I assure you that with this tip there will be no meringue to resist you 😉
- Basic macarons recipes. Link recipe (remember to add a pinch of powdered albumin)
- Sugarflair Claret colour paste
- Ruby powder for dusting
FOR THE FILLING:
- 100 g white chocolate
- 120 g cooked and ground beet
- 50 g ground almond
- 3-4 pink peppercorns
- Prepare the macarons following the basic macarons recipe that you can find in this link.
- One of the recipes will be made with Claret food coloring paste. To obtain this intense tone we must be generous when adding it, approximately 1/4 teaspoon.
- I have not added any aroma to the macaron since the filling is the one that should have protagonism.
- Once they are baked and cold, store them in an airtight container and refrigerate for 24 hours without the filling.
Prepare the filling of white chocolate, beetroot and almonds.

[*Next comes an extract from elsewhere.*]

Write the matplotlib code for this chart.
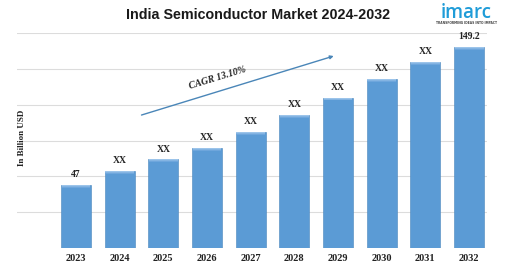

- To make the filling we will have to use cooked beetroot. If we make this with fresh beet, we must cook it until it is tender. Drain and allow to cool completely before using.
- If you decide to use cooked store-bought beets, you can omit this step. But, in my humble opinion, I recommend you to cook it at home.
- Once the beet is cold, blend the amount specified in the ingredients in a food processor. We'll get some very small pieces, not a puree. Don't worry, that texture is perfect. Set aside.
- In a mortar crush the pink peppercorns, set aside.
- In a bowl add the white chocolate, previously chopped, and place in a water-bath at medium-low heat. Remember that the water must not touch the bowl.
- Once it has completely melted, remove from the heat.
- Add the crushed beetroot together with the ground almond and the pink pepper. Mix with a whisk until a homogeneous mixture is obtained.
- Transfer to a hermetic bowl or container, cover with film or its lid and let it rest.
- Once it has cooled, put it in the fridge until the next day.
- Put the cream in piping bag and fill the macarons.
- If we let the macarons rest overnight in an airtight container in the fridge, they will be much tastier as their taste will have matured.
- Dust with Ruby powder over the macarons.
- Don't forget to review the two posts to make perfect macarons. In the first one I talk about origin, ingredients and macaronage. In the second one I detail the recipe and process to elaborate the macarons together with some tips.
- If you don't have this colorant, use a similar one that remembers the color of the beetroot.
- Beetroot cream can be kept refrigerated for up to 5-6 days.
- The macarons filled with this cream are kept in perfect condition for 5-6 days, always refrigerated.
These Beetroot Macarons are different and exceptional in taste and texture. Really, despite seeming a strange combination, different or rare, do not hesitate to try them because you are going to love them!
This was another of the recipes that were part of my online macarons workshop and I can assure you that it was another favorite recipe along with orange, chocolate and ginger macarons, and blueberry and wasabi macarons.
From now on, remember to add albumin to the egg whites of your macarons to achieve a more rounded topping instead of flatter macarons. You will see a before and after in your results.
I wish you a wonderful beginning of the week!